----- Data entries -----

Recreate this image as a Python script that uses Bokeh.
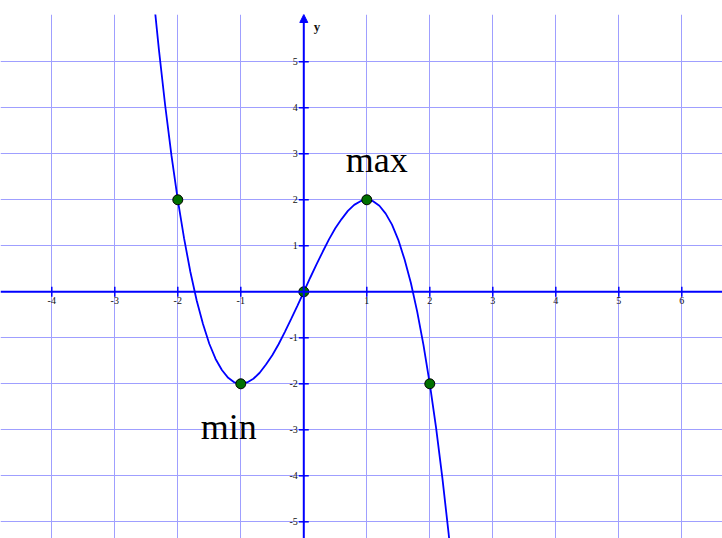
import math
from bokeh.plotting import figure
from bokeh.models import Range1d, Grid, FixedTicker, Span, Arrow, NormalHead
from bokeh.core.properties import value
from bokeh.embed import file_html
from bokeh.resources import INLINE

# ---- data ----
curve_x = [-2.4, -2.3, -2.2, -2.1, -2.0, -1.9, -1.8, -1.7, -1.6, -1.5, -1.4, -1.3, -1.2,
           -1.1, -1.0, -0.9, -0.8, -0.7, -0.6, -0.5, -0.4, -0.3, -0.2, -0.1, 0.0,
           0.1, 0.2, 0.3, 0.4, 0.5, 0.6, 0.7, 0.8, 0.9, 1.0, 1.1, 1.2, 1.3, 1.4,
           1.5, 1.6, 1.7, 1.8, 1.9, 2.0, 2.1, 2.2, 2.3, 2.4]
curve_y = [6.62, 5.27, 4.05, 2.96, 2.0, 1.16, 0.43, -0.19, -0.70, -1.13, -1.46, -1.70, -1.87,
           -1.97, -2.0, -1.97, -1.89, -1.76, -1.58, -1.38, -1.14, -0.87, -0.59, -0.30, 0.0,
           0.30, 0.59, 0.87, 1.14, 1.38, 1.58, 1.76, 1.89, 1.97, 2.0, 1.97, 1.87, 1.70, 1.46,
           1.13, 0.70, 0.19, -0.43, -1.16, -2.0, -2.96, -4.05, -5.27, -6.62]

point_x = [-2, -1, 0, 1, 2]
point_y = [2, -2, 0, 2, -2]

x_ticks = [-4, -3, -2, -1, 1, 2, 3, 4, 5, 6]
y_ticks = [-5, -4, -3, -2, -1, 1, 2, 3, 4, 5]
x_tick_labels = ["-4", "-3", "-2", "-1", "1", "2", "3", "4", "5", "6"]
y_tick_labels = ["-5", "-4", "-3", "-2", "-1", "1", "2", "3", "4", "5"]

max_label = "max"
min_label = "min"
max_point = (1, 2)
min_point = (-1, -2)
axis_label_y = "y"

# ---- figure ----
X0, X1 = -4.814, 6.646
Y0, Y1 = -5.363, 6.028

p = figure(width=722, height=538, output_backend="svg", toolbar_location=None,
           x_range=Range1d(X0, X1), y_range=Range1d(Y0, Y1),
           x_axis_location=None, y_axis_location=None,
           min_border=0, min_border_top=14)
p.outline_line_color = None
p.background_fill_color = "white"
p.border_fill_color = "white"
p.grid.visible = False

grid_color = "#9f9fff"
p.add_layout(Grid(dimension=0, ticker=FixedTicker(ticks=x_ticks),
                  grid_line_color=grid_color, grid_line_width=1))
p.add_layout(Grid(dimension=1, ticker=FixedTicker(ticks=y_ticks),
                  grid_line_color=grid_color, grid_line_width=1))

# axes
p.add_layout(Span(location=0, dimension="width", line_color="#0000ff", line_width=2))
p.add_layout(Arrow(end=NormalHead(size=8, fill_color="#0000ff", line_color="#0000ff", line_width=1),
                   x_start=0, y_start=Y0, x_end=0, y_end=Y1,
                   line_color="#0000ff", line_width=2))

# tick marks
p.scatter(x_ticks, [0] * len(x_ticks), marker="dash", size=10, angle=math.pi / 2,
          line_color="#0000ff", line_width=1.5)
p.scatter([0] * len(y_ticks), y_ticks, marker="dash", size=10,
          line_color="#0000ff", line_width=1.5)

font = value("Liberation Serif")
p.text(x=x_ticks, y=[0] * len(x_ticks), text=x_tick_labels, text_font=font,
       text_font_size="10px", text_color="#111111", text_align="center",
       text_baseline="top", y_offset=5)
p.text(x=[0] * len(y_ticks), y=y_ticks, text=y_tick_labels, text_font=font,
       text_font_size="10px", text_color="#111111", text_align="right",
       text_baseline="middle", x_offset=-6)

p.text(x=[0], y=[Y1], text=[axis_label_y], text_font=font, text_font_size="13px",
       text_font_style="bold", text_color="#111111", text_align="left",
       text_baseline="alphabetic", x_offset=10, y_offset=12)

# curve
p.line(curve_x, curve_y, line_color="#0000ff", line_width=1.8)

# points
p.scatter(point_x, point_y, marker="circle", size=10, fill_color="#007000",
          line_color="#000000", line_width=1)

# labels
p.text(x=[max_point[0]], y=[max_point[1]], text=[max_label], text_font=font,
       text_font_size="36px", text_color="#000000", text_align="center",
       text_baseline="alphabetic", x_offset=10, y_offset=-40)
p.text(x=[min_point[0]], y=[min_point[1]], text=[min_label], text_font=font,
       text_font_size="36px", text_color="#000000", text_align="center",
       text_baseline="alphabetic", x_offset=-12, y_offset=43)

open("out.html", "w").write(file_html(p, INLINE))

-----
----- Data entries -----

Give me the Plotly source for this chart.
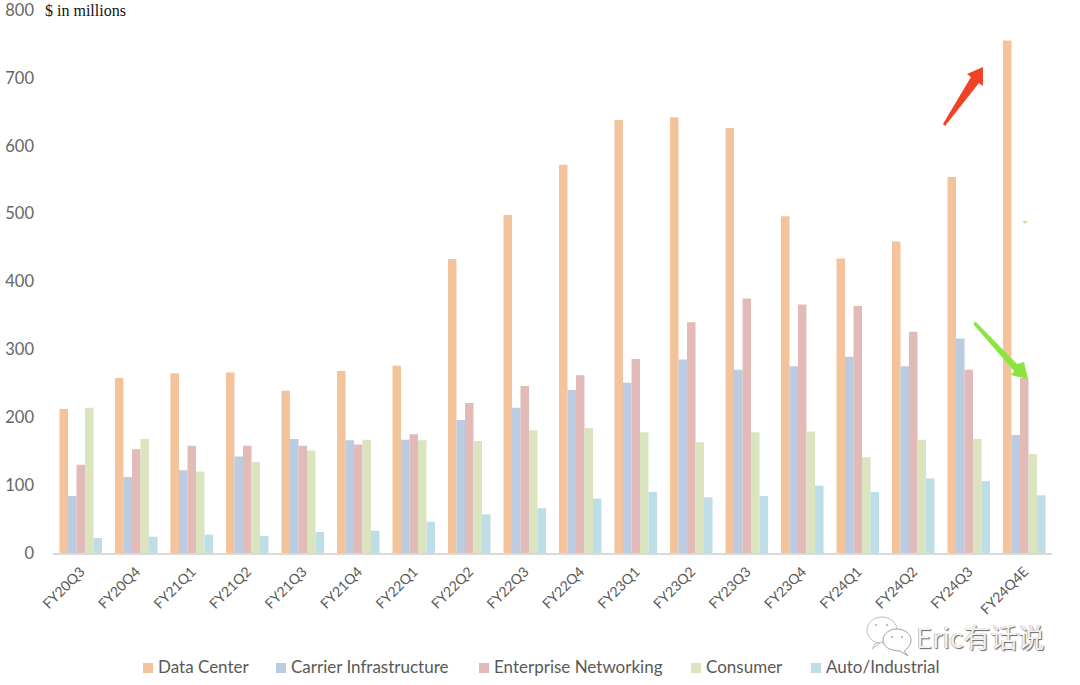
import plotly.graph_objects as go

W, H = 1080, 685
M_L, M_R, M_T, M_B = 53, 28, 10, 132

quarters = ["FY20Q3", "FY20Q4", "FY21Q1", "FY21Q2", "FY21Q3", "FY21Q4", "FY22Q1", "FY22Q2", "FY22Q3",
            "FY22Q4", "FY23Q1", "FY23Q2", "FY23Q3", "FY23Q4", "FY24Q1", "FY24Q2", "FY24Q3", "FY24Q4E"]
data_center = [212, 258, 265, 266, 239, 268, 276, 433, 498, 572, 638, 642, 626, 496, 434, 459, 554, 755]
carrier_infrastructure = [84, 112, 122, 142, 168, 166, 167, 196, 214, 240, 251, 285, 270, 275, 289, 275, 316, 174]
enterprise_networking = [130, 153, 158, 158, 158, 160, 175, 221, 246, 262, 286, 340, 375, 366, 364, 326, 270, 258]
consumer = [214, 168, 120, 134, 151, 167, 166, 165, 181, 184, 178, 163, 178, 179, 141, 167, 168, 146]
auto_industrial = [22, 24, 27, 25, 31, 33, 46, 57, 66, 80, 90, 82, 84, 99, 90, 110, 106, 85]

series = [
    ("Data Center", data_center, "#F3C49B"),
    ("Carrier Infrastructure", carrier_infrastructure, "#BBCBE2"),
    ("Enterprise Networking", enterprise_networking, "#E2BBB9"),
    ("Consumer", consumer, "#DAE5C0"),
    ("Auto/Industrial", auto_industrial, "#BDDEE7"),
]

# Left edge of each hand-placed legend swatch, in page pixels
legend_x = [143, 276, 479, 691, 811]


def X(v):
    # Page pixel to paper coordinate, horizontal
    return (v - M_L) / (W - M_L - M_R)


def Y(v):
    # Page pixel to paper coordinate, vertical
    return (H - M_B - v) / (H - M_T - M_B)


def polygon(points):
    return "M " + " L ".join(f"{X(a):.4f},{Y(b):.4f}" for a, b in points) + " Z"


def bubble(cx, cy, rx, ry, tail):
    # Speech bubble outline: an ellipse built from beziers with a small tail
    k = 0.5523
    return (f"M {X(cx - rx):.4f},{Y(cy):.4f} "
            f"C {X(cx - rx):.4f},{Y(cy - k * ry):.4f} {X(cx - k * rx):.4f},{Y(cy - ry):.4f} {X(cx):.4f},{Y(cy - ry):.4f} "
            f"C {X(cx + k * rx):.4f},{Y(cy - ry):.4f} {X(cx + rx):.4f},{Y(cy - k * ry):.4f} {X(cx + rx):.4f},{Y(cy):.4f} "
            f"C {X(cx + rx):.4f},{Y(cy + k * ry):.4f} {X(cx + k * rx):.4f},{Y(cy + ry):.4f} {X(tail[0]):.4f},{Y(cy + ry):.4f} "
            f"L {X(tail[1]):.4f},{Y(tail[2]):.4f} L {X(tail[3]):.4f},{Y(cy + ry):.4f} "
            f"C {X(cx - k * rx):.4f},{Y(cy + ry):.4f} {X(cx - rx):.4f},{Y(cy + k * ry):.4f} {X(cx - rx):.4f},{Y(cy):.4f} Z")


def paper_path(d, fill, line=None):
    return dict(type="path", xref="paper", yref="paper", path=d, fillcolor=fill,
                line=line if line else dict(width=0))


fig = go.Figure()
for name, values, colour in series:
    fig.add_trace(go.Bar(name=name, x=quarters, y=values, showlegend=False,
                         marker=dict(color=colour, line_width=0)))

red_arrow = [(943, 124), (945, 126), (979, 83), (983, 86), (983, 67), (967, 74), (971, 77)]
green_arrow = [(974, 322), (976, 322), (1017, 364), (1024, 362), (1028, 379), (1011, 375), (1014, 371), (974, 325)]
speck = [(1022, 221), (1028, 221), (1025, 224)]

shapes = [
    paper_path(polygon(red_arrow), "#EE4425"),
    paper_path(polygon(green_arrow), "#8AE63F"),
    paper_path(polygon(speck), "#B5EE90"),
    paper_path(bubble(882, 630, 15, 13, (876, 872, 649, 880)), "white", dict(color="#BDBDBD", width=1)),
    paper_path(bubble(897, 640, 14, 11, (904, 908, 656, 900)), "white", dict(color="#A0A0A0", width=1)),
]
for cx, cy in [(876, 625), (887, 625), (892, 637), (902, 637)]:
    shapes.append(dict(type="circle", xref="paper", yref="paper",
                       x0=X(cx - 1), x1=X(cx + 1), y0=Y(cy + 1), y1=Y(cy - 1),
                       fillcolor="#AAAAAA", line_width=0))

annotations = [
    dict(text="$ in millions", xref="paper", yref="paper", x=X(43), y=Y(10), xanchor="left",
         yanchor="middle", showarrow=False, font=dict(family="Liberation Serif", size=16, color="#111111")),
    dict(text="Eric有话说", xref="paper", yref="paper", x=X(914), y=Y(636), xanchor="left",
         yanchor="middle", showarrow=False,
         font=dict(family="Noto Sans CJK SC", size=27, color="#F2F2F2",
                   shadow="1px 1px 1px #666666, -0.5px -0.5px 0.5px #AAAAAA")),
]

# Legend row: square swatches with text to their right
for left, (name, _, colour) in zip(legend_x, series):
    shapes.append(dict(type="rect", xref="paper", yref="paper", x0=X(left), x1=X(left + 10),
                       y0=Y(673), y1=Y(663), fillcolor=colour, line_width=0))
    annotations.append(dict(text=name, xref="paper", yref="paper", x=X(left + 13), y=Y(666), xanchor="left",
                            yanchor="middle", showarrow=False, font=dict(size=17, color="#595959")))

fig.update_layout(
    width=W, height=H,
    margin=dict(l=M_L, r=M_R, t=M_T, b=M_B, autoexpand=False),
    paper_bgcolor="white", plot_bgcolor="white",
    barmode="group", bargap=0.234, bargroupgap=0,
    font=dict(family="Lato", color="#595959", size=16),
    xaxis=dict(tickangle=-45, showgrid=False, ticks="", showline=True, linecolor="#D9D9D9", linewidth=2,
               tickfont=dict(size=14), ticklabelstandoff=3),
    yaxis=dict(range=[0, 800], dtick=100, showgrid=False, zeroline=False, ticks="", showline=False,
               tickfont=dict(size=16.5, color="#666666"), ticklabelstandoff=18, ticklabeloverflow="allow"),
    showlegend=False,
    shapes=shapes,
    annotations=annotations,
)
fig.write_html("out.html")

-----

Out of the records above, set down only the lines from the one that contains "Give me the Plotly source for this chart." through the one that contains "M_L, M_R, M_T, M_B = 53, 28, 10, 132", unchanged and without the pictures.

Give me the Plotly source for this chart.
import plotly.graph_objects as go

W, H = 1080, 685
M_L, M_R, M_T, M_B = 53, 28, 10, 132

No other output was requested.